I looked quickly through the whole book yesterday, and learned quite a few facts that have no relevance to any philosophical book review I might write, but they were so pleasing to me! My objective was to make a list of all the weeds that I already knew by sight, which surprised me by how long it was. A whole series of Weeds blogposts could be written on the links to childhood memories and events.

Then I was surprised to find in the weed book a flower that is also always in the mountain wildflower guides I’ve been consulting for years, Corn Lily or False Hellebore. It was about then I suspect I was moving into the Logic Stage, making connections and comparing one word with another, drawing conclusions using my data.

This plant is deadly and noxious, for a fact (Here’s a historical bit about that from Wikipedia: “The plant was used by some [Native American] tribes to elect a new leader. All the candidates would eat the root, and the last to start vomiting would become the new leader.”), but some of the things I thought I knew about it aren’t true, and in the middle of writing this blog I am realizing that I still don’t have the facts straight enough to tell any more about it.

About other weeds, I learned that what I thought was Black Mustard was actually Radish; these are cousins someone got mixed up and taught me wrong. Nutsedge is a cute name for an ugly weed in my own garden. I’ll be content to study the most broad Grammar of Plants for the rest of my stay here on earth.
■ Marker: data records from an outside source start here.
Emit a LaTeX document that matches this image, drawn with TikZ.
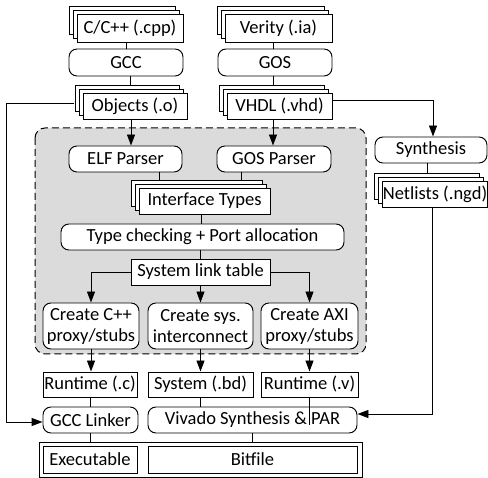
\documentclass[tikz,border=0pt]{standalone}
\usepackage{fontspec}
\setmainfont{Carlito}
\usetikzlibrary{arrows.meta,shadows,calc,backgrounds}
\definecolor{regionfill}{RGB}{219,219,219}
\begin{document}
\begin{tikzpicture}[x=1pt,y=-1pt,line width=0.95pt,
  every node/.style={font=\fontsize{18.5}{21}\selectfont, inner sep=0pt, align=center},
  sqbox/.style={draw, fill=white, minimum height=26pt},
  rbox/.style={draw, fill=white, minimum height=26pt, rounded corners=8pt},
  stackbox/.style={draw, fill=white, minimum height=26pt,
    general shadow={shadow xshift=-8pt, shadow yshift=8pt, fill=white, draw=black, line width=0.8pt},
    general shadow={shadow xshift=-4pt, shadow yshift=4pt, fill=white, draw=black, line width=0.8pt}},
  arr/.style={-{Triangle[length=11pt,width=8pt]}}]
\useasboundingbox (0,0) rectangle (488,478);

% region
\begin{scope}[on background layer]
  \draw[fill=regionfill, draw=black, line width=1pt, dash pattern=on 7pt off 4pt, rounded corners=10pt] (35,128) rectangle (366,354);
\end{scope}

% top
\node[stackbox, minimum width=106pt, minimum height=28pt] (cpp) at (130,28) {C/C++ (.cpp)};
\node[rbox, minimum width=114pt, minimum height=27pt] (gcc) at (126,62.5) {GCC};
\node[stackbox, minimum width=104pt] (obj) at (135,106) {Objects (.o)};
\node[stackbox, minimum width=107pt, minimum height=28pt] (verity) at (278.5,28) {Verity (.ia)};
\node[rbox, minimum width=114pt, minimum height=27pt] (gos) at (275,62.5) {GOS};
\node[stackbox, minimum width=105pt] (vhdl) at (279.5,106) {VHDL (.vhd)};

% right
\node[rbox, minimum width=112pt] (synth) at (431,150) {Synthesis};
\node[stackbox, minimum width=104pt] (net) at (435,194) {Netlists (.ngd)};

% region contents
\node[rbox, minimum width=113pt] (elf) at (125.5,159) {ELF Parser};
\node[rbox, minimum width=114pt] (gosp) at (274,159) {GOS Parser};
\node[stackbox, minimum width=131pt] (iface) at (204.5,201) {Interface Types};
\node[rbox, minimum width=283pt] (tc) at (202.5,237) {Type checking + Port allocation};
\node[sqbox, minimum width=139pt] (slt) at (200.5,272) {System link table};
\node[rbox, minimum width=96pt, minimum height=46pt] (ccpp) at (91,326) {Create C++\\proxy/stubs};
\node[rbox, minimum width=105pt, minimum height=46pt] (csys) at (200.5,326) {Create sys.\\interconnect};
\node[rbox, minimum width=97pt, minimum height=46pt] (caxi) at (309.5,326) {Create AXI\\proxy/stubs};

% bottom
\node[sqbox, minimum width=94pt, minimum height=25pt] (rtc) at (90,384.5) {Runtime (.c)};
\node[sqbox, minimum width=105pt, minimum height=25pt] (sys) at (200.5,384.5) {System (.bd)};
\node[sqbox, minimum width=97pt, minimum height=25pt] (rtv) at (309.5,384.5) {Runtime (.v)};
\node[rbox, minimum width=95pt] (gccl) at (90.5,420) {GCC Linker};
\node[rbox, minimum width=209pt] (viv) at (252.5,420) {Vivado Synthesis \& PAR};
\node[draw, minimum width=323pt, minimum height=35pt] (outer) at (200.5,459.5) {};
\node[sqbox, minimum width=94pt, minimum height=27pt] (exe) at (90,459.5) {Executable};
\node[sqbox, minimum width=209pt, minimum height=27pt] (bit) at (252.5,459.5) {Bitfile};

% connectors
\draw (gcc.north) -- (gcc.north |- cpp.south);
\draw ($(gcc.south)+(4,0)$) -- ($(gcc.south |- obj.north)+(4,-8)$);
\draw ($(gos.north)+(-2,0)$) -- ($(gos.north |- verity.south)+(-2,0)$);
\draw ($(gos.south)+(-2,0)$) -- ($(gos.south |- vhdl.north)+(-2,-8)$);
\draw[arr] ($(obj.south)+(-4,0)$) -- ($(obj.south |- elf.north)+(-4,0)$);
\draw[arr] ($(vhdl.south)+(-6.5,0)$) -- ($(vhdl.south |- gosp.north)+(-6.5,0)$);
\draw[arr] ($(vhdl.east)+(0,-6)$) -| ($(synth.north)+(2,0)$);
\draw[arr] ($(obj.west)+(-9,-3)$) -- ++(-67,0) |- ($(gccl.west)+(0,2)$);
\draw ($(elf.south)+(33.5,0)$) -- ($(elf.south |- iface.north)+(33.5,-8)$);
\draw ($(gosp.south)+(-33,0)$) -- ($(gosp.south |- iface.north)+(-33,-8)$);
\draw ($(iface.south)+(-3.5,0)$) -- ($(iface.south |- tc.north)+(-3.5,0)$);
\draw (slt.north) -- (slt.north |- tc.south);
\draw[arr] (slt.west) -| (ccpp.north);
\draw[arr] (slt.south) -- (slt.south |- csys.north);
\draw[arr] (slt.east) -| (caxi.north);
\draw[arr] (ccpp.south) -- (ccpp.south |- rtc.north);
\draw[arr] (csys.south) -- (csys.south |- sys.north);
\draw[arr] (caxi.south) -- (caxi.south |- rtv.north);
\draw (rtc.south) -- (rtc.south |- gccl.north);
\draw (sys.south) -- (sys.south |- viv.north);
\draw (rtv.south) -- ($(rtv.south |- viv.center)+(0,5)$);
\draw (gccl.south) -- (gccl.south |- outer.north);
\draw (viv.south) -- (viv.south |- outer.north);
\draw ($(synth.south)+(-4,0)$) -- ($(synth.south |- net.north)+(-4,-8)$);
\draw[arr] ($(net.south)+(-3,0)$) |- ($(viv.east)+(0,-6)$);
\end{tikzpicture}
\end{document}
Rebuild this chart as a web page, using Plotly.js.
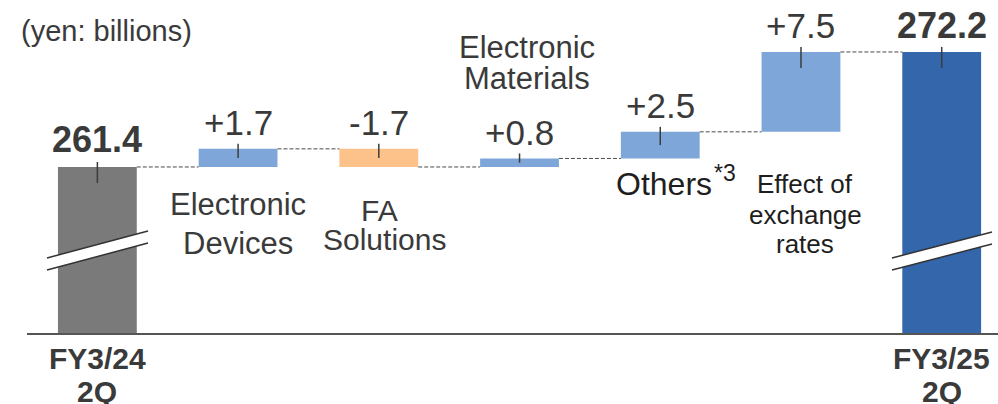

Which brings me to the second reason hanging out with children keeps me at their level: time. When I am scurrying about during naptimes to do little pieces of chores, just keeping up with the physical bare necessities, my mind is flitting about and not in the mood for a certain kind of thinking, which I hesitate to call “higher.”

I don’t seem to be able to settle in, under deadlines, and tackle a question of theology or philosophy in such a way that I can write about it. I’m using all my mental resources doing philosophy and theology on a fundamental level that is more in keeping with my stage in life, when my body demands more sleep, and my brain loses thoughts instead of holding them. When I wake up from a nap, or when Scout goes down for a nap, the names of the flowers are still there in the nature guide, the trees and clouds are still handy for contemplating right outside the door.

Play–what Scout does–is when you do things with no immediate goal in mind. I can’t have an agenda or a syllabus when I am minding Scout while he experiments. So I try to look around and pay attention at least as well as he is doing. I’m glad I’ve arrived at a place in life where the order and complexity of the universe are certainties to me, and every flower and rock is a gift from the Creator with the potential to draw me to Himself. It might even be an advantage to have a tired brain when enjoying that kind of Beauty.